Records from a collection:

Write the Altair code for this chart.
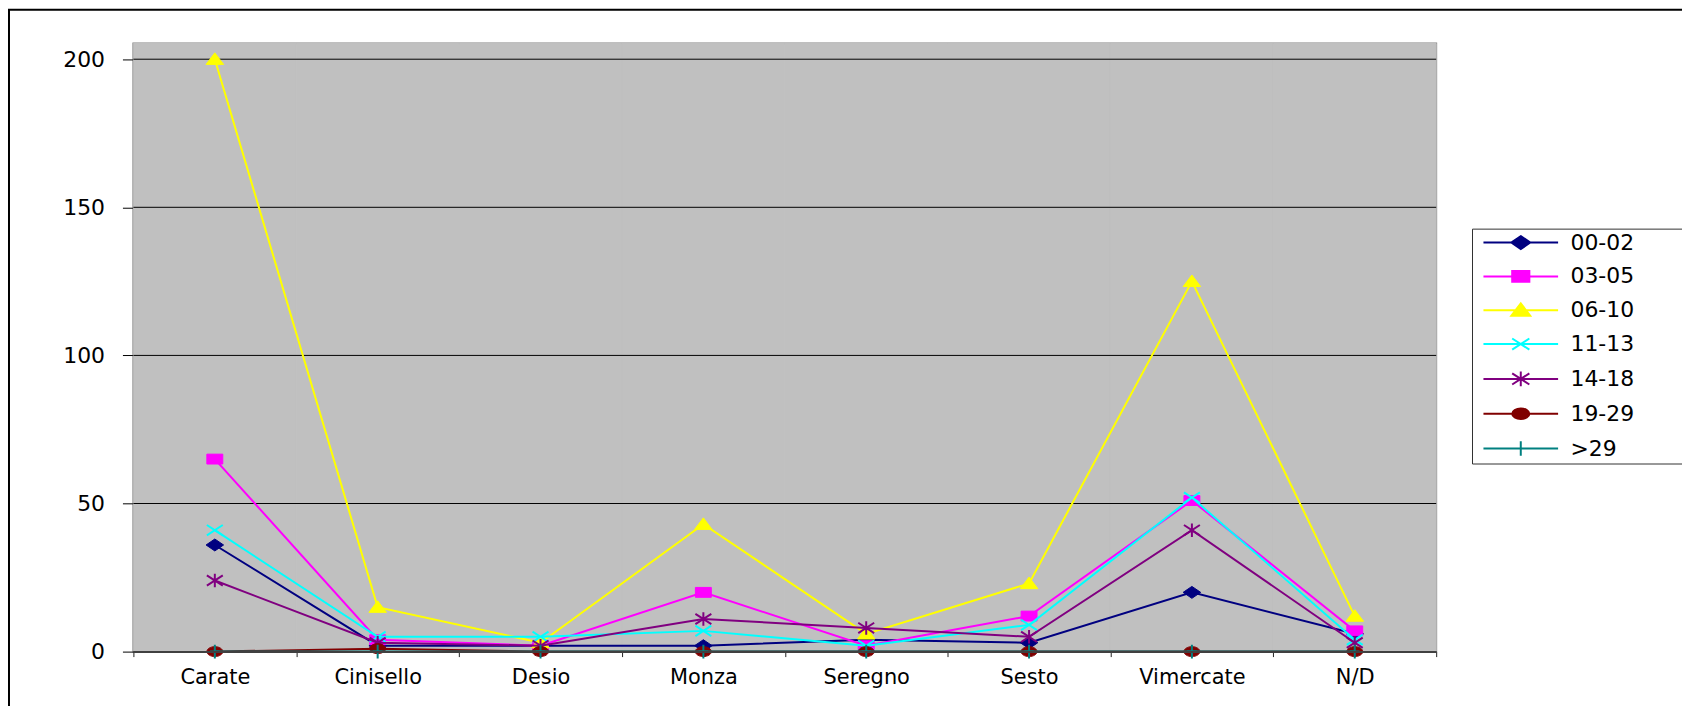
import altair as alt
import pandas as pd

categories = ["Carate", "Cinisello", "Desio", "Monza", "Seregno", "Sesto", "Vimercate", "N/D"]
series = ["00-02", "03-05", "06-10", "11-13", "14-18", "19-29", ">29"]
v_00_02 = [36, 2, 2, 2, 4, 3, 20, 6]
v_03_05 = [65, 4, 2, 20, 2, 12, 51, 7]
v_06_10 = [200, 15, 3, 43, 6, 23, 125, 12]
v_11_13 = [41, 5, 5, 7, 2, 9, 52, 4]
v_14_18 = [24, 3, 2, 11, 8, 5, 41, 3]
v_19_29 = [0, 1, 0, 0, 0, 0, 0, 0]
v_gt_29 = [0, 0, 0, 0, 0, 0, 0, 0]
y_ticks = [0, 50, 100, 150, 200]
y_max = 205.3

colors = ["#000080", "#FF00FF", "#FFFF00", "#00FFFF", "#800080", "#800000", "#008080"]
filled = [True, True, True, False, False, True, False]


def marker(kind, cx, k=1.0):
    a = lambda v: round(v * k, 3)
    if kind == 0:
        return f"M{cx},{a(-0.75)}L{cx+a(1.1)},0L{cx},{a(0.75)}L{cx-a(1.1)},0Z"
    if kind == 1:
        return f"M{cx-a(1)},{a(-0.62)}L{cx+a(1)},{a(-0.62)}L{cx+a(1)},{a(0.62)}L{cx-a(1)},{a(0.62)}Z"
    if kind == 2:
        return f"M{cx},{a(-0.8)}L{cx+a(1.1)},{a(0.65)}L{cx-a(1.1)},{a(0.65)}Z"
    if kind == 3:
        return f"M{cx-a(1)},{a(-0.65)}L{cx+a(1)},{a(0.65)}M{cx-a(1)},{a(0.65)}L{cx+a(1)},{a(-0.65)}"
    if kind == 4:
        return (f"M{cx-a(1)},{a(-0.65)}L{cx+a(1)},{a(0.65)}M{cx-a(1)},{a(0.65)}L{cx+a(1)},{a(-0.65)}"
                f"M{cx},{a(-0.85)}L{cx},{a(0.85)}")
    if kind == 5:
        return (f"M{cx-a(1)},0A{a(1)},{a(0.62)} 0 1,0 {cx+a(1)},0"
                f"A{a(1)},{a(0.62)} 0 1,0 {cx-a(1)},0Z")
    return f"M{cx},{a(-0.85)}L{cx},{a(0.85)}M{cx-a(0.6)},0L{cx+a(0.6)},0"


data_paths = [marker(i, 0) for i in range(7)]
legend_paths = [f"M-0.333,0L9.667,0" + marker(i, 4.667, 1.15) for i in range(7)]

values = [v_00_02, v_03_05, v_06_10, v_11_13, v_14_18, v_19_29, v_gt_29]
rows = []
for s, vals in zip(series, values):
    for c, v in zip(categories, vals):
        rows.append({"series": s, "cat": c, "value": v})
df = pd.DataFrame(rows)
df_ticks = pd.DataFrame({"tick": y_ticks})

x_scale = alt.Scale(type="band", domain=categories, paddingInner=0, paddingOuter=0)
x_axis = alt.Axis(
    title=None, labelAngle=0, tickBand="extent", grid=False,
    domainColor="#404040", domainWidth=2, tickColor="#202020", tickSize=5,
    labelPadding=10, labelFont="DejaVu Sans", labelFontSize=21, labelColor="black",
)
y_scale = alt.Scale(domain=[0, y_max], nice=False, zero=True)
y_axis = alt.Axis(
    title=None, values=y_ticks, grid=False,
    domainColor="black", domainWidth=1.5, tickColor="black", tickSize=11,
    labelPadding=18, labelFont="DejaVu Sans", labelFontSize=22, labelColor="black",
)
x_enc = alt.X("cat:N", sort=categories, bandPosition=0.5, scale=x_scale, axis=x_axis)
y_enc = alt.Y("value:Q", scale=y_scale, axis=y_axis)

base = alt.Chart(df)

# plot-area background (one band per category)
bg = base.transform_filter(alt.datum.series == series[0]).mark_rect(
    color="#C0C0C0", stroke="#C0C0C0", strokeWidth=1
).encode(
    x=alt.X("cat:N", sort=categories, scale=x_scale, axis=x_axis),
    y=alt.Y(datum=0, type="quantitative", scale=y_scale, axis=y_axis),
    y2=alt.Y2(datum=y_max),
)

grid = alt.Chart(df_ticks).mark_rule(color="black", strokeWidth=1).encode(
    y=alt.Y("tick:Q", scale=y_scale, axis=y_axis)
)

layers = []
for i, s in enumerate(series):
    sub = base.transform_filter(alt.datum.series == s)
    layers.append(sub.mark_line(color=colors[i], strokeWidth=2).encode(x=x_enc, y=y_enc))
    if filled[i]:
        pm = sub.mark_point(shape=data_paths[i], size=256, filled=True, fill=colors[i],
                            stroke=colors[i], strokeWidth=1, opacity=1)
    else:
        pm = sub.mark_point(shape=data_paths[i], size=256, filled=False,
                            stroke=colors[i], strokeWidth=2, opacity=1)
    layers.append(pm.encode(x=x_enc, y=y_enc))

filler = "\u2800\u2800\u2800"
leg = alt.Legend(
    orient="none", legendX=1345, legendY=186, title=None,
    strokeColor="#303030", fillColor="white", padding=3,
    labelFont="DejaVu Sans", labelFontSize=22, labelColor="black",
    labelOffset=74, rowPadding=12, symbolSize=225, symbolStrokeWidth=2,
    symbolOpacity=1, labelExpr="datum.label + '" + filler + "'", labelLimit=400,
)
legend_layer = base.transform_filter("false").mark_point(
    size=225, filled=False, opacity=1, strokeWidth=2
).encode(
    shape=alt.Shape("series:N", scale=alt.Scale(domain=series, range=legend_paths), legend=leg),
    stroke=alt.Stroke("series:N", scale=alt.Scale(domain=series, range=colors), legend=leg),
    fill=alt.Fill("series:N", scale=alt.Scale(domain=series, range=colors), legend=leg),
)

border = alt.Chart(pd.DataFrame({"b": [0]})).mark_rect(
    fillOpacity=0, stroke="black", strokeWidth=2
).encode(x=alt.value(-125), x2=alt.value(1561), y=alt.value(-34), y2=alt.value(680))

chart = alt.layer(border, bg, grid, *layers, legend_layer).properties(
    width=1309, height=611,
    autosize=alt.AutoSizeParams(type="none"),
    padding={"left": 126, "top": 34, "right": 247, "bottom": 60},
    background="white",
).configure_view(
    stroke="#808080", strokeWidth=2
)

chart.save("out.html", embed_options={"renderer": "svg", "actions": False})
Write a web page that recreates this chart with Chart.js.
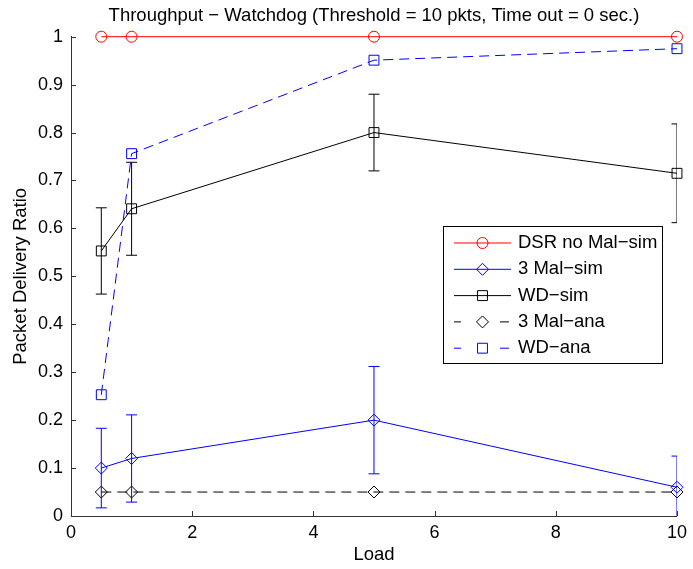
<!DOCTYPE html>
<html>
<head>
<meta charset="utf-8">
<script src="https://cdn.jsdelivr.net/npm/chart.js@4.4.1/dist/chart.umd.min.js"></script>
<style>
  html, body { margin: 0; padding: 0; background: #fff; }
  #wrap { width: 693px; height: 569px; }
</style>
</head>
<body>
<div id="wrap"><canvas id="chart" width="693" height="569"></canvas></div>
<script>
// data
const loads = [0.5, 1, 5, 10];
const dsrNoMalSim = [1, 1, 1, 1];
const mal3Sim = [0.1, 0.12, 0.2, 0.06];
const mal3SimErr = [0.083, 0.091, 0.112, 0.065];
const wdSim = [0.553, 0.641, 0.8, 0.715];
const wdSimErr = [0.09, 0.097, 0.08, 0.103];
const mal3Ana = [0.05, 0.05, 0.05, 0.05];
const wdAna = [0.253, 0.756, 0.951, 0.975];
const xTicks = [0, 2, 4, 6, 8, 10];
const yTicks = [0, 0.1, 0.2, 0.3, 0.4, 0.5, 0.6, 0.7, 0.8, 0.9, 1];

const FONT = "'Liberation Sans', Arial, Helvetica, sans-serif";
Chart.defaults.color = '#000';
Chart.defaults.font.family = FONT;

const toPoints = (ys) => loads.map((x, i) => ({ x: x, y: ys[i] }));

function series(label, ys, color, style, radius, dashed, errors) {
    return {
        label: label,
        data: toPoints(ys),
        showLine: true,
        borderColor: color,
        backgroundColor: 'rgba(0,0,0,0)',
        borderWidth: 1,
        borderDash: dashed ? [10, 6] : [],
        pointStyle: style,
        pointRadius: radius,
        pointHoverRadius: radius,
        pointBorderWidth: 1,
        pointBorderColor: color,
        pointBackgroundColor: 'rgba(0,0,0,0)',
        clip: false,
        errors: errors
    };
}

// error bars, clipped to the axes like matlab does
const errorBars = {
    id: 'errorBars',
    afterDatasetsDraw(chart) {
        const { ctx, chartArea, scales: { x, y } } = chart;
        ctx.save();
        ctx.beginPath();
        ctx.rect(chartArea.left, chartArea.top, chartArea.right - chartArea.left, chartArea.bottom - chartArea.top);
        ctx.clip();
        chart.data.datasets.forEach(ds => {
            if (!ds.errors) return;
            ctx.strokeStyle = ds.borderColor;
            ctx.lineWidth = 1;
            ctx.setLineDash([]);
            ds.data.forEach((p, i) => {
                const px = x.getPixelForValue(p.x);
                const top = y.getPixelForValue(p.y + ds.errors[i]);
                const bot = y.getPixelForValue(p.y - ds.errors[i]);
                ctx.beginPath();
                ctx.moveTo(px, top); ctx.lineTo(px, bot);
                ctx.moveTo(px - 5.5, top); ctx.lineTo(px + 5.5, top);
                ctx.moveTo(px - 5.5, bot); ctx.lineTo(px + 5.5, bot);
                ctx.stroke();
            });
        });
        ctx.restore();
    }
};

// inward tick marks
const innerTicks = {
    id: 'innerTicks',
    afterDraw(chart) {
        const { ctx, chartArea, scales: { x, y } } = chart;
        ctx.save();
        ctx.strokeStyle = '#333';
        ctx.lineWidth = 1;
        ctx.beginPath();
        x.ticks.forEach(t => {
            const px = Math.round(x.getPixelForValue(t.value)) + 0.5;
            ctx.moveTo(px, chartArea.bottom);
            ctx.lineTo(px, chartArea.bottom - 5);
        });
        y.ticks.forEach(t => {
            const py = Math.round(y.getPixelForValue(t.value)) + 0.5;
            ctx.moveTo(chartArea.left, py);
            ctx.lineTo(chartArea.left + 5, py);
        });
        ctx.stroke();
        ctx.restore();
    }
};

function marker(ctx, style, r, cx, cy) {
    ctx.beginPath();
    if (style === 'circle') {
        ctx.arc(cx, cy, r, 0, Math.PI * 2);
    } else if (style === 'rectRot') {
        ctx.moveTo(cx - r, cy); ctx.lineTo(cx, cy - r);
        ctx.lineTo(cx + r, cy); ctx.lineTo(cx, cy + r);
        ctx.closePath();
    } else {
        const s = r * Math.SQRT1_2;
        ctx.rect(cx - s, cy - s, 2 * s, 2 * s);
    }
    ctx.stroke();
}

// matlab style legend box
const boxLegend = {
    id: 'boxLegend',
    afterDraw(chart) {
        const ctx = chart.ctx;
        const bx = 443, by = 226, bw = 219, bh = 137;
        ctx.save();
        ctx.fillStyle = '#fff';
        ctx.fillRect(bx, by, bw, bh);
        ctx.strokeStyle = '#000';
        ctx.lineWidth = 1;
        ctx.strokeRect(bx + 0.5, by + 0.5, bw, bh);
        ctx.font = '18.5px ' + FONT;
        ctx.textBaseline = 'middle';
        ctx.textAlign = 'left';
        chart.data.datasets.forEach((ds, i) => {
            const ry = 243 + i * 26.3;
            ctx.strokeStyle = ds.borderColor;
            ctx.lineWidth = 1;
            ctx.beginPath();
            if (ds.borderDash.length) {
                ctx.moveTo(454, ry); ctx.lineTo(461, ry);
                ctx.moveTo(500, ry); ctx.lineTo(509, ry);
            } else {
                ctx.moveTo(454, ry); ctx.lineTo(511, ry);
            }
            ctx.stroke();
            marker(ctx, ds.pointStyle, ds.pointRadius, 482.5, ry);
            ctx.fillStyle = '#000';
            ctx.fillText(ds.label, 518, ry);
        });
        ctx.restore();
    }
};

new Chart(document.getElementById('chart'), {
    type: 'scatter',
    data: {
        datasets: [
            series('DSR no Mal\u2212sim', dsrNoMalSim, '#ff0000', 'circle', 5.5, false),
            series('3 Mal\u2212sim', mal3Sim, '#0000ff', 'rectRot', 6, false, mal3SimErr),
            series('WD\u2212sim', wdSim, '#000000', 'rect', 7, false, wdSimErr),
            series('3 Mal\u2212ana', mal3Ana, '#000000', 'rectRot', 6, true),
            series('WD\u2212ana', wdAna, '#0000ff', 'rect', 7, true)
        ]
    },
    options: {
        responsive: false,
        animation: false,
        events: [],
        layout: { padding: { left: 0, right: 15, top: 0, bottom: 0 } },
        plugins: {
            legend: { display: false },
            tooltip: { enabled: false },
            title: {
                display: true,
                fullSize: false,
                text: 'Throughput \u2212 Watchdog (Threshold = 10 pkts, Time out = 0 sec.)',
                color: '#000',
                font: { size: 18.5, weight: 'normal', family: FONT },
                padding: { top: 5, bottom: 9.5 }
            }
        },
        scales: {
            x: {
                type: 'linear',
                min: 0,
                max: 10,
                afterBuildTicks: s => { s.ticks = xTicks.map(v => ({ value: v })); },
                afterFit: s => { s.height = 53; },
                grid: { display: false, drawTicks: false },
                border: { display: true, color: '#333', width: 1 },
                ticks: { padding: 6, font: { size: 18, family: FONT }, color: '#000', maxRotation: 0 },
                title: { display: true, text: 'Load', font: { size: 18.5, family: FONT }, color: '#000', padding: { top: 0, bottom: 2.5 } }
            },
            y: {
                type: 'linear',
                min: 0,
                max: 1,
                afterBuildTicks: s => { s.ticks = yTicks.map(v => ({ value: v })); },
                afterFit: s => { s.width = 71; },
                grid: { display: false, drawTicks: false },
                border: { display: true, color: '#333', width: 1 },
                ticks: { padding: 8, font: { size: 18, family: FONT }, color: '#000', callback: v => String(Math.round(v * 10) / 10) },
                title: { display: true, text: 'Packet Delivery Ratio', font: { size: 18.5, family: FONT }, color: '#000', padding: { top: 9.5, bottom: 0 } }
            }
        }
    },
    plugins: [errorBars, innerTicks, boxLegend]
});
</script>
</body>
</html>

* Direction
Show every line from the entries above in which "Write" appears.

* Exercise result
Write the Altair code for this chart.
Write a web page that recreates this chart with Chart.js.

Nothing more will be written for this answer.